EXERCISE:
Make an exact transcription of the material, leaving out all images.

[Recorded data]
● ● ● ●
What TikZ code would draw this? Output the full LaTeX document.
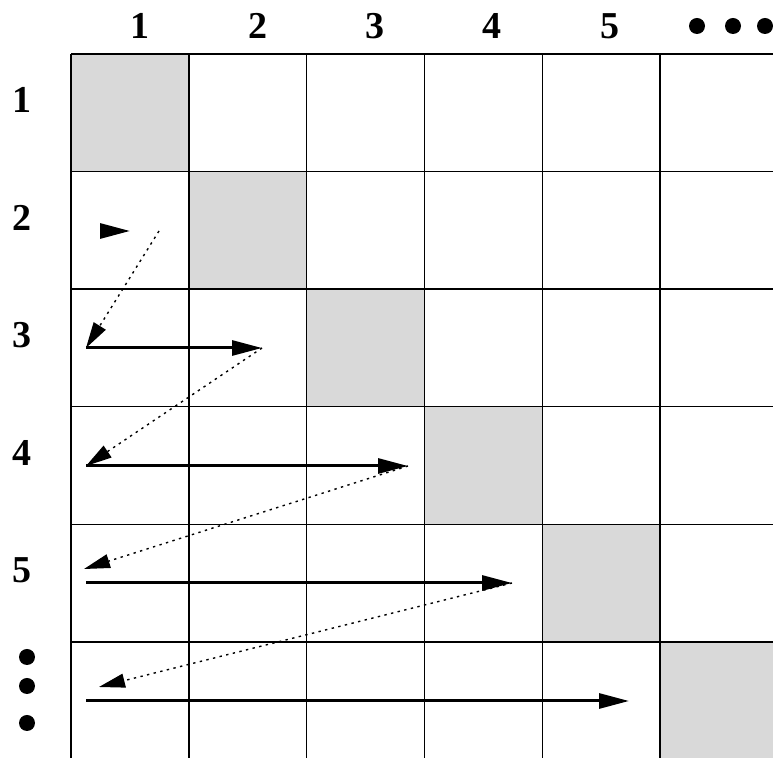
\documentclass[tikz,border=0pt]{standalone}
\usepackage{fontspec}
\setmainfont{Liberation Serif}
\usetikzlibrary{positioning, arrows.meta}

\begin{document}
\begin{tikzpicture}[x=0.5pt, y=-0.5pt,
        diag/.style={fill=gray!30},
        gridline/.style={line width=0.7pt},
        lbl/.style={font=\fontsize{19}{19}\selectfont\bfseries, inner sep=0pt},
        dot/.style={circle, fill=black, inner sep=0pt, minimum size=8pt},
        sweep/.style={-{Triangle[length=15pt, width=7.5pt]}, line width=1.5pt},
        jump/.style={-{Triangle[length=13pt, width=7pt]}, dash pattern=on 1.2pt off 2.2pt, line width=0.7pt},
    ]
        \clip (0,0) rectangle (773,758);

        % ====== 对角格子 + 网格 ======
        \foreach \i in {0,...,5}
            \fill[diag] ({71+117.8*\i},{54+117.6*\i}) rectangle +(117.8,117.6);
        \foreach \i in {0,...,5}
            \draw[gridline] ({71+117.8*\i},54) -- ({71+117.8*\i},760);
        \foreach \j in {0,...,5}
            \draw[gridline] (71,{54+117.6*\j}) -- (775,{54+117.6*\j});

        % ====== 列号 / 行号 ======
        \node[lbl] (c1) at (140,26) {1};
        \node[lbl] (c2) at (258,26) {2};
        \node[lbl] (c3) at (375,26) {3};
        \node[lbl] (c4) at (492,26) {4};
        \node[lbl] (c5) at (610,26) {5};
        \node[dot] (cd1) at (697,26) {};
        \node[dot] (cd2) at (733,26) {};
        \node[dot] (cd3) at (765,26) {};

        \node[lbl] (r1) at (22,100) {1};
        \node[lbl] (r2) at (22,218) {2};
        \node[lbl] (r3) at (22,335) {3};
        \node[lbl] (r4) at (22,453) {4};
        \node[lbl] (r5) at (22,570) {5};
        \node[dot] (rd1) at (27,657) {};
        \node[dot] (rd2) at (27,686) {};
        \node[dot] (rd3) at (27,723) {};

        % 箭头端点
        \coordinate (s2) at (100,231); \coordinate (e2) at (130,231);
        \coordinate (j2) at (159,231);
        \coordinate (s3) at (86,348);  \coordinate (e3) at (262,348);
        \coordinate (s4) at (86,466);  \coordinate (e4) at (408,466);
        \coordinate (t5) at (84,569);
        \coordinate (s5) at (86,583);  \coordinate (e5) at (512,583);
        \coordinate (t6) at (99,687);
        \coordinate (s6) at (86,701);  \coordinate (e6) at (629,701);

        % ====== 实线：逐行扫描 ======
        \draw[sweep] (s2) -- (e2);
        \draw[sweep] (s3) -- (e3);
        \draw[sweep] (s4) -- (e4);
        \draw[sweep] (s5) -- (e5);
        \draw[sweep] (s6) -- (e6);

        % ====== 虚线：换行 ======
        \draw[jump] (j2) -- (s3);
        \draw[jump] (e3) -- (s4);
        \draw[jump] (e4) -- (t5);
        \draw[jump] (e5) -- (t6);
    \end{tikzpicture}
\end{document}
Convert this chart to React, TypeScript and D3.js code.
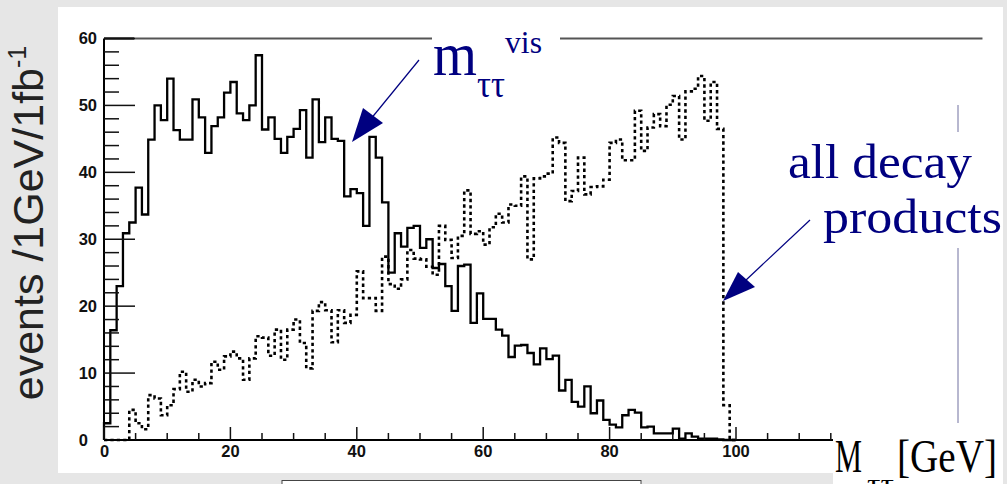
● ● ● ●
SOLVED EXERCISE:
What TikZ code would draw this? Output the full LaTeX document.
\documentclass[tikz,border=0pt]{standalone}
\usepackage{fontspec}
\setmainfont{Liberation Serif}
\usetikzlibrary{positioning, arrows.meta}

\begin{document}
\begin{tikzpicture}[x=0.5pt, y=-0.5pt,
        diag/.style={fill=gray!30},
        gridline/.style={line width=0.7pt},
        lbl/.style={font=\fontsize{19}{19}\selectfont\bfseries, inner sep=0pt},
        dot/.style={circle, fill=black, inner sep=0pt, minimum size=8pt},
        sweep/.style={-{Triangle[length=15pt, width=7.5pt]}, line width=1.5pt},
        jump/.style={-{Triangle[length=13pt, width=7pt]}, dash pattern=on 1.2pt off 2.2pt, line width=0.7pt},
    ]
        \clip (0,0) rectangle (773,758);

        % ====== 对角格子 + 网格 ======
        \foreach \i in {0,...,5}
            \fill[diag] ({71+117.8*\i},{54+117.6*\i}) rectangle +(117.8,117.6);
        \foreach \i in {0,...,5}
            \draw[gridline] ({71+117.8*\i},54) -- ({71+117.8*\i},760);
        \foreach \j in {0,...,5}
            \draw[gridline] (71,{54+117.6*\j}) -- (775,{54+117.6*\j});

        % ====== 列号 / 行号 ======
        \node[lbl] (c1) at (140,26) {1};
        \node[lbl] (c2) at (258,26) {2};
        \node[lbl] (c3) at (375,26) {3};
        \node[lbl] (c4) at (492,26) {4};
        \node[lbl] (c5) at (610,26) {5};
        \node[dot] (cd1) at (697,26) {};
        \node[dot] (cd2) at (733,26) {};
        \node[dot] (cd3) at (765,26) {};

        \node[lbl] (r1) at (22,100) {1};
        \node[lbl] (r2) at (22,218) {2};
        \node[lbl] (r3) at (22,335) {3};
        \node[lbl] (r4) at (22,453) {4};
        \node[lbl] (r5) at (22,570) {5};
        \node[dot] (rd1) at (27,657) {};
        \node[dot] (rd2) at (27,686) {};
        \node[dot] (rd3) at (27,723) {};

        % 箭头端点
        \coordinate (s2) at (100,231); \coordinate (e2) at (130,231);
        \coordinate (j2) at (159,231);
        \coordinate (s3) at (86,348);  \coordinate (e3) at (262,348);
        \coordinate (s4) at (86,466);  \coordinate (e4) at (408,466);
        \coordinate (t5) at (84,569);
        \coordinate (s5) at (86,583);  \coordinate (e5) at (512,583);
        \coordinate (t6) at (99,687);
        \coordinate (s6) at (86,701);  \coordinate (e6) at (629,701);

        % ====== 实线：逐行扫描 ======
        \draw[sweep] (s2) -- (e2);
        \draw[sweep] (s3) -- (e3);
        \draw[sweep] (s4) -- (e4);
        \draw[sweep] (s5) -- (e5);
        \draw[sweep] (s6) -- (e6);

        % ====== 虚线：换行 ======
        \draw[jump] (j2) -- (s3);
        \draw[jump] (e3) -- (s4);
        \draw[jump] (e4) -- (t5);
        \draw[jump] (e5) -- (t6);
    \end{tikzpicture}
\end{document}
Convert this chart to React, TypeScript and D3.js code.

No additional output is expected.